Superhot emulates Hollywood fight scenes by letting you make your own

Superhot takes an ingenious approach to emulating action movies: It lets you make your own. This is a game that casts players as fight choreographers as much as it does actors, giving you meticulous control over every split-second of stylish one-against-many shootouts. While surviving a scene and moving onto the next is your immediate goal, there’s a powerful allure to playing a scenario again and again until you’ve performed the perfect single-take assault. The trick is that Superhot is constantly recording your exploits, and when each level is said and done, the game replays your handiwork. Getting to watch the carnage you coordinated—now looking effortless as it’s played back in real time—is simultaneously a cathartic release from the game’s challenges and another challenge in itself, a provocation to do it again, better, faster, cooler.

You may remember Superhot from its 2013 prototype. Though it’s been expanded, the game’s elevator pitch hasn’t changed: It’s “a first-person shooter where time only moves when you do.” Things are a little more complicated than that, though. In truth, time is always moving, but when you’re not, it crawls forward at a nearly unnoticeable pace. Enemies will be frozen in place and bullets will hang in the air, their helpful red tail painting a clear path that lets you easily dodge them once you start moving again. Everything you do is considered moving, from walking to picking up a bottle to throwing a punch and even just turning your head to look around, and different actions speed up that flow of time to varying degrees. Walking sets off a jarring burst of real time, for instance, but looking around makes things move slightly faster than their “frozen” state.

That you can get killed just for turning your head and assessing the scene is especially nasty, because situational awareness is your greatest and rarest resource. Enemies appear all around you in waves, and knowing where the next bullet will be coming from is just as important as mapping out your next kills. Having a plan is everything, but it’s hard to do anything but scramble when you’re first playing a level and don’t know what to expect. Though enemy behaviors and placements might change slightly depending on your actions, replaying a scene a couple of times—with each attempt never a matter of more than a minute or so—is enough to give you a sense of what you’ll be up against. Armed with that knowledge, you have everything you need to choreograph the coolest gun-fu killing spree you can imagine.

What really makes that capacity for cinematic stylish violence work is the game’s clarity and focus. The minimalist aesthetic—red characters and threats against white backgrounds—and visual signifiers that indicate when you’re in place to pull off certain moves mean you always know what actions are available to you at any give time. Your moveset is smartly limited to a handful of maneuvers, but the key is in stringing these together and testing the various brilliant ways the game lets players push their limits. For instance, throwing something at an enemy and causing them to drop their gun is one of your primary methods of self-defense, but if you aim that coffee cup just right, it can take a bullet for you, and the resulting debris causes the same disarming effect while clearing your path. When you’re at the height of your powers, you’re fending off all comers like a terrifying, robotically efficient John Wick—stunning enemies, catching their guns out of the air, and turning the weapons on their colleagues before they even get a chance to fire a shot of their own.

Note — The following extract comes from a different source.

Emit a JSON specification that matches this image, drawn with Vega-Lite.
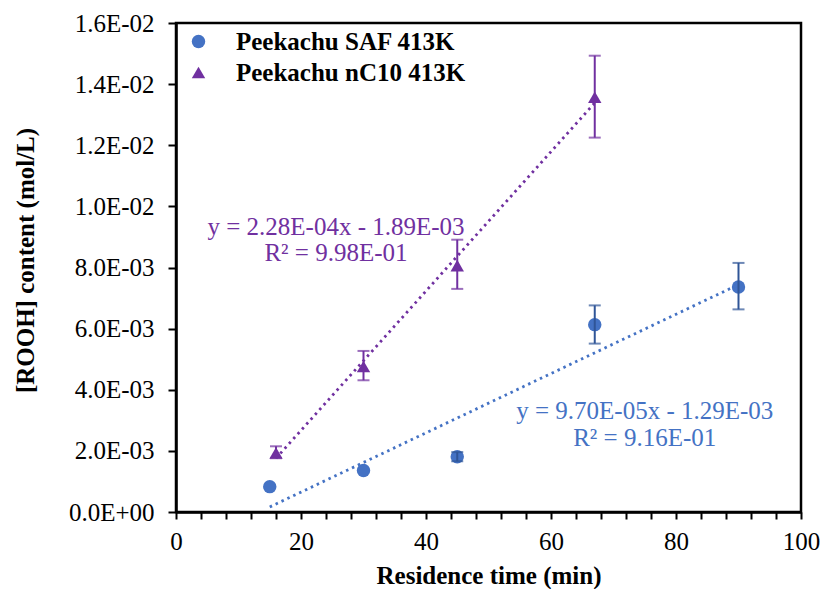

The only thing slowing you down is Superhot’s story. Primarily told through text chats outside the action scenes and the occasional moment of in-game subversion, it provides a sort of meta-narrative for the game, suggesting that you’re playing a game you shouldn’t be and there’s something far more sinister going on. It leads to a couple of clever moments and sets up an intriguing mystery—until it’s clear that it’s covering some overly trod ground in a predictable way, at which point it becomes an overwrought roadblock to the more enjoyable parts of the game. Though you can skip many of the chats and get back into the action, there comes a point where the game won’t let you and consciously turns your impatience into a part of the story, mocking you for daring to skip ahead and telling it that you “just want to get back into the game.” At a certain point, it reads like an unengaging story commenting on its own inability to engage.

Once you finish the short campaign, a handful of story-less extra modes are unlocked, challenging you to tackle each scene with certain limitations or to survive for as long as possible against an endless stream of bad guys. Unburdened from those momentum-killing interludes, you’re free to revel in the game’s fervor and experiment with its finely tuned toolset, planning new and even more daring routes through levels. You may be getting more familiar with the game and its tricks, but that familiarity encourages an audaciousness that has you setting new goals and challenges of your own. With something to work toward and create, the thrill of arranging, executing, and watching back a flawless performance never has to go away.